DATA TO PROCESS:

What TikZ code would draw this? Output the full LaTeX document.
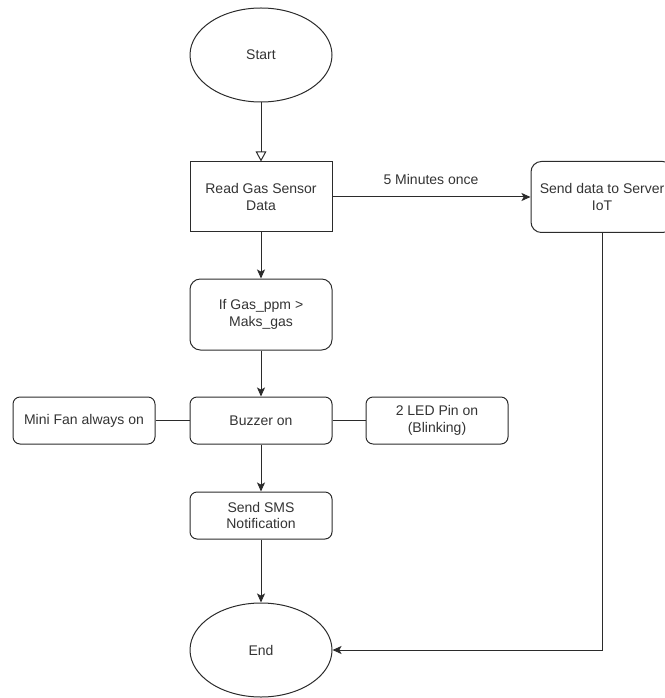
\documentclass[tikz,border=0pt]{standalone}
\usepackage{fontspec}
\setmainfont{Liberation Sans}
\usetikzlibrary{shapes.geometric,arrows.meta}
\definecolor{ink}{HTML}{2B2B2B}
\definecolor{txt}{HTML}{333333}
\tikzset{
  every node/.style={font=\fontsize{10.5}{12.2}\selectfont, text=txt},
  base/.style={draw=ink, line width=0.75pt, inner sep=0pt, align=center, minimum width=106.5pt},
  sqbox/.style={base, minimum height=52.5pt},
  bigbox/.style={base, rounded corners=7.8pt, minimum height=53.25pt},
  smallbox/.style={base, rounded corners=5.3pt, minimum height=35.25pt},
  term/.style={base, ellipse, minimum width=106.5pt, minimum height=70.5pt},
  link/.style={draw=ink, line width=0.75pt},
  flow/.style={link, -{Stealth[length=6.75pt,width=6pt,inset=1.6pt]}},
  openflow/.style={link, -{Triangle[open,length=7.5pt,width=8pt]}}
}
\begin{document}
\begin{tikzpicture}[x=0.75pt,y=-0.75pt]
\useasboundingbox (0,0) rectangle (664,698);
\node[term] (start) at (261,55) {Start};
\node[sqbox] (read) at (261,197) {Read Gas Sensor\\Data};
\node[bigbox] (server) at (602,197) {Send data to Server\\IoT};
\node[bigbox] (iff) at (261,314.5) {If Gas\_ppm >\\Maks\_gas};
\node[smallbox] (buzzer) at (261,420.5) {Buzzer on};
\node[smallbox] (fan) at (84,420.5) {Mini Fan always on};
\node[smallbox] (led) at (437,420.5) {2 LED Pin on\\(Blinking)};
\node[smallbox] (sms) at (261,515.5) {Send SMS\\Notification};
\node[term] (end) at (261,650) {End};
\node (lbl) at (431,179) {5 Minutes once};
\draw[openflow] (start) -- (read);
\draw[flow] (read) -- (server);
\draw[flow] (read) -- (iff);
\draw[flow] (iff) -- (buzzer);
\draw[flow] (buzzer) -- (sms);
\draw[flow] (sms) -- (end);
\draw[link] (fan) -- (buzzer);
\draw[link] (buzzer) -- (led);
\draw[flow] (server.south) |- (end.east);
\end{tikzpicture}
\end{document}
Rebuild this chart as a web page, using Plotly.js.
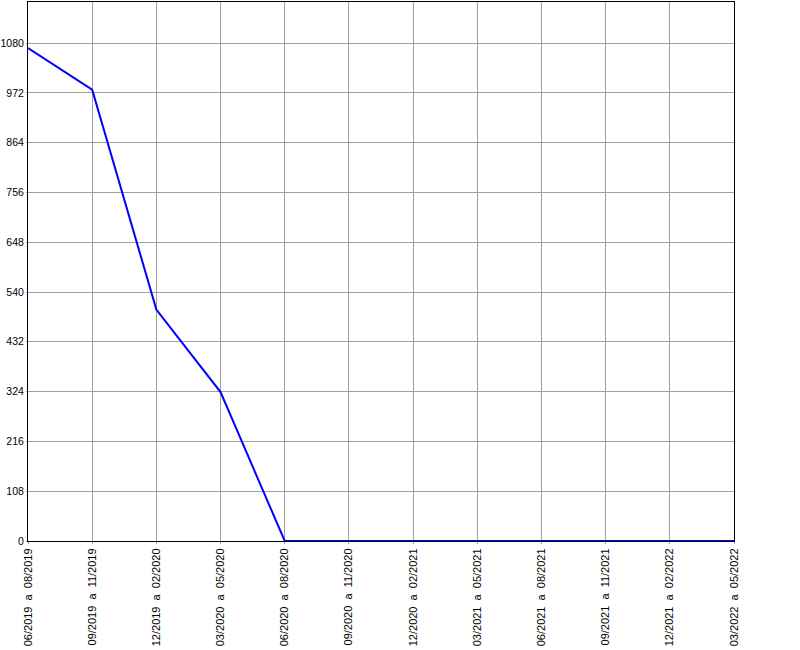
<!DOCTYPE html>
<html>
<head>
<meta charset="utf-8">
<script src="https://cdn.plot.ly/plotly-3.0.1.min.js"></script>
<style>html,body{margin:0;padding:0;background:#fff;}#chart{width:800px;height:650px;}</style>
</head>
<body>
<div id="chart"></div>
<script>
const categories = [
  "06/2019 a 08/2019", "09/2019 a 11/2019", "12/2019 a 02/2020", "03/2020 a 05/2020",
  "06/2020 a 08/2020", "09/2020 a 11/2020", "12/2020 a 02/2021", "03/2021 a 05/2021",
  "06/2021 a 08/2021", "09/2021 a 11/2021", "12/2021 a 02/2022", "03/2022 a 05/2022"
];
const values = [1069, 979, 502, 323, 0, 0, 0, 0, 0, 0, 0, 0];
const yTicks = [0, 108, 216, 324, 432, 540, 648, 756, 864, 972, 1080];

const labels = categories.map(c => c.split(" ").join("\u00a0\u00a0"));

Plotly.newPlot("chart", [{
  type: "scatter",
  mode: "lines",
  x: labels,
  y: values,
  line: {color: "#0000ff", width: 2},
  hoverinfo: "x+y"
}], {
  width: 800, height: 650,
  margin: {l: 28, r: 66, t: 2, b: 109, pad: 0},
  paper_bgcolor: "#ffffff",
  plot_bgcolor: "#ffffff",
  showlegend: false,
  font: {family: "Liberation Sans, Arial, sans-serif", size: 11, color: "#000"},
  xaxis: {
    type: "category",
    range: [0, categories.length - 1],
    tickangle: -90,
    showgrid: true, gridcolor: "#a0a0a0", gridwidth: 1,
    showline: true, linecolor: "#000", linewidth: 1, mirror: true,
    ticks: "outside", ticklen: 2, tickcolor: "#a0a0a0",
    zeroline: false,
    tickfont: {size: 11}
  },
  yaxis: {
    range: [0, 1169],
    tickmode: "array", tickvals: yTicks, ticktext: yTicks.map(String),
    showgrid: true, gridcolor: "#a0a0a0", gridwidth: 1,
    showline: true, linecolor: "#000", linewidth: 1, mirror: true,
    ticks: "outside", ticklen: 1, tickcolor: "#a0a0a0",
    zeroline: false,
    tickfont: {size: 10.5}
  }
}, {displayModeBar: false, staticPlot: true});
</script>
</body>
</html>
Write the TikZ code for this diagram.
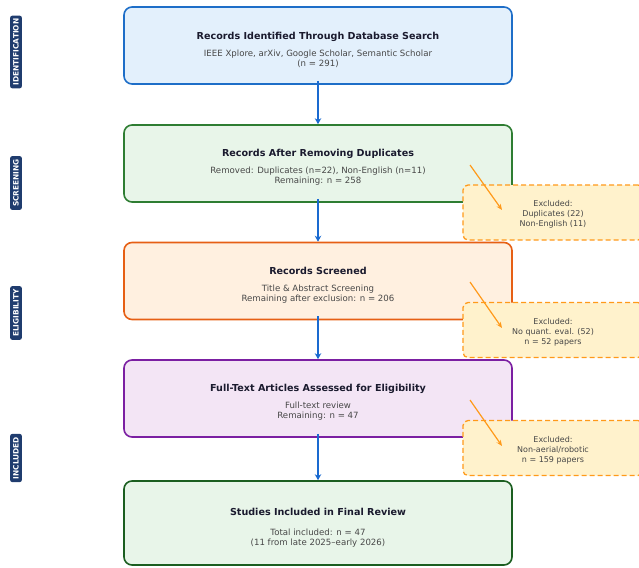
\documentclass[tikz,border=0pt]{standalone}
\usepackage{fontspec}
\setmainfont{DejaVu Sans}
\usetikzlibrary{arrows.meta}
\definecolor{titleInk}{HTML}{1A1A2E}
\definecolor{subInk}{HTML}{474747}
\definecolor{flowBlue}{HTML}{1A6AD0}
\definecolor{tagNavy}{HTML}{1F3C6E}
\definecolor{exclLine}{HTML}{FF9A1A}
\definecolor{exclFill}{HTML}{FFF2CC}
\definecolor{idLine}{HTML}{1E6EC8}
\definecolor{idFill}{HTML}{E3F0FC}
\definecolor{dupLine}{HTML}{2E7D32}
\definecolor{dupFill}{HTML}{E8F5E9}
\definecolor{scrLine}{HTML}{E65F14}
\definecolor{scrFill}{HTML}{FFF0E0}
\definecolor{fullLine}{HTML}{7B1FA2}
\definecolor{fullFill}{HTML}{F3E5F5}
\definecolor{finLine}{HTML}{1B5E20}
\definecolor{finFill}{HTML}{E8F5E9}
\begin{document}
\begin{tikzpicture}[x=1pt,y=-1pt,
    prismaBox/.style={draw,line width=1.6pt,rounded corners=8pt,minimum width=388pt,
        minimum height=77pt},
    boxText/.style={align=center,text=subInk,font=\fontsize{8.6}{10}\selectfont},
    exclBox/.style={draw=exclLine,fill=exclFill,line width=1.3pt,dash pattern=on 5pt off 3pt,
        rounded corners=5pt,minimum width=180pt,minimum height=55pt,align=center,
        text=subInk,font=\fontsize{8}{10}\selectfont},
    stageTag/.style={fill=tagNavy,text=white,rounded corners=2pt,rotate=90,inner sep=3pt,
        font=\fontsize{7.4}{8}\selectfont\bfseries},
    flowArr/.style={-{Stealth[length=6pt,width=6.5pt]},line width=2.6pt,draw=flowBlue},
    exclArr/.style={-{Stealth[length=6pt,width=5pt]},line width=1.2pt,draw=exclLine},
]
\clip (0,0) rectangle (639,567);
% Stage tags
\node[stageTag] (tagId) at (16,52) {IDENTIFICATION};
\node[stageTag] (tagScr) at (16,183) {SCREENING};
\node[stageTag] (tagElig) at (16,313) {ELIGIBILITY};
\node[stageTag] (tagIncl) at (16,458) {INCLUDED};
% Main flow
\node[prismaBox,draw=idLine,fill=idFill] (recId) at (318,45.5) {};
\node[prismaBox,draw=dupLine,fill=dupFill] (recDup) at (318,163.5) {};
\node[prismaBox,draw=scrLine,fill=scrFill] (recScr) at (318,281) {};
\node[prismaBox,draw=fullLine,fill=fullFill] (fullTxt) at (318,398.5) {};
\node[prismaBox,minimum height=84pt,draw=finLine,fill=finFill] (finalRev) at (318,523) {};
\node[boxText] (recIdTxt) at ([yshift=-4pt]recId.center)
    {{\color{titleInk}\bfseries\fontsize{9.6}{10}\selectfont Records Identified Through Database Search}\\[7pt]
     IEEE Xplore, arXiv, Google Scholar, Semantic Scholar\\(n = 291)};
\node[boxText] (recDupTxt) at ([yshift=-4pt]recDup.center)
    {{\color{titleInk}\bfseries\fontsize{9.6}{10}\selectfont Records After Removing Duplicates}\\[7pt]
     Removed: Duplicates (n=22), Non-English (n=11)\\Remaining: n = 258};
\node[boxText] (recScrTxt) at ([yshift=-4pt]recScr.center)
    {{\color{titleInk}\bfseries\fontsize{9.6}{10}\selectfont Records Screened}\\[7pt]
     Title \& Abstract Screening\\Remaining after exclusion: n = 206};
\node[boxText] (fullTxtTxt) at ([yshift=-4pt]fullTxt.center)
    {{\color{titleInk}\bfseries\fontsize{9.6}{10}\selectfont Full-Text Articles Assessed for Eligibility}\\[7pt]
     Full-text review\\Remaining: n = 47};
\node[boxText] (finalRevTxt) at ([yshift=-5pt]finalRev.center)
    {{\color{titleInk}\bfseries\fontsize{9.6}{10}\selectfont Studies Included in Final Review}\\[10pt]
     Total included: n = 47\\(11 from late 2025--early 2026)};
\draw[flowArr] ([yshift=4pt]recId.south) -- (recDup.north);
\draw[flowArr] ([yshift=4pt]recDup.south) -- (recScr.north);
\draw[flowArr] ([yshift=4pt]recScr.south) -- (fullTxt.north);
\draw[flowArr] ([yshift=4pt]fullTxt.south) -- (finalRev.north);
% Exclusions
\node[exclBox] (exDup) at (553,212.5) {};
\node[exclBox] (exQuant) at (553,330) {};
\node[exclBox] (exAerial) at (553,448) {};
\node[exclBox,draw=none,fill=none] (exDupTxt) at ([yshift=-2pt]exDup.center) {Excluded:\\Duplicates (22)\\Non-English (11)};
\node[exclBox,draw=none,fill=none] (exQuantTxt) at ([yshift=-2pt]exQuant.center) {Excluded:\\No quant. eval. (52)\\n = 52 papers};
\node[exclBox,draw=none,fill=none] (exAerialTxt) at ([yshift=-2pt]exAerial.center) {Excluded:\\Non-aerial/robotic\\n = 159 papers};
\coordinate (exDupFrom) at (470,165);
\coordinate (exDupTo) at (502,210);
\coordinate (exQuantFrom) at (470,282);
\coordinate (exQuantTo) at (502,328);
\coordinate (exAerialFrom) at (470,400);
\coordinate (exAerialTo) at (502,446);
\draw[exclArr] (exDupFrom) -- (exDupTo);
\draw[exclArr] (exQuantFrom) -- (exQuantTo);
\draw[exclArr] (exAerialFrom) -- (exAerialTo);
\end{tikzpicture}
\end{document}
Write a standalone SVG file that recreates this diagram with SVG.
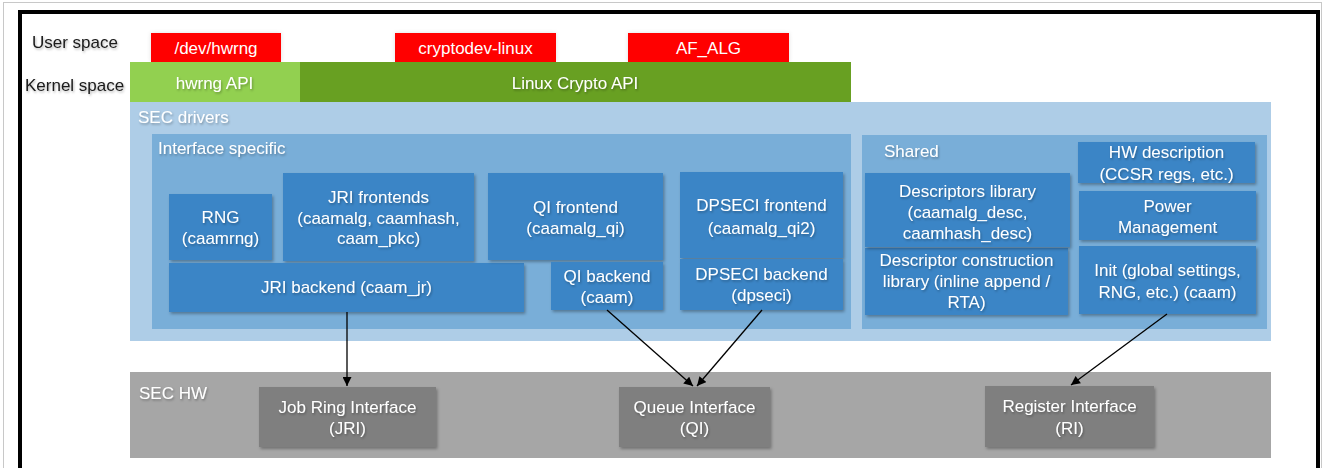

TASK DIRECTIONS: Reproduce the data above exactly, but only the lines from the one showing "Rebuild this chart" through the one showing "const labels = categories.map(c", with both ends kept and the pictures left out.

CORRECT RESULT:
Rebuild this chart as a web page, using Plotly.js.
<!DOCTYPE html>
<html>
<head>
<meta charset="utf-8">
<script src="https://cdn.plot.ly/plotly-3.0.1.min.js"></script>
<style>html,body{margin:0;padding:0;background:#fff;}#chart{width:800px;height:650px;}</style>
</head>
<body>
<div id="chart"></div>
<script>
const categories = [
  "06/2019 a 08/2019", "09/2019 a 11/2019", "12/2019 a 02/2020", "03/2020 a 05/2020",
  "06/2020 a 08/2020", "09/2020 a 11/2020", "12/2020 a 02/2021", "03/2021 a 05/2021",
  "06/2021 a 08/2021", "09/2021 a 11/2021", "12/2021 a 02/2022", "03/2022 a 05/2022"
];
const values = [1069, 979, 502, 323, 0, 0, 0, 0, 0, 0, 0, 0];
const yTicks = [0, 108, 216, 324, 432, 540, 648, 756, 864, 972, 1080];

const labels = categories.map(c => c.split(" ").join("\u00a0\u00a0"));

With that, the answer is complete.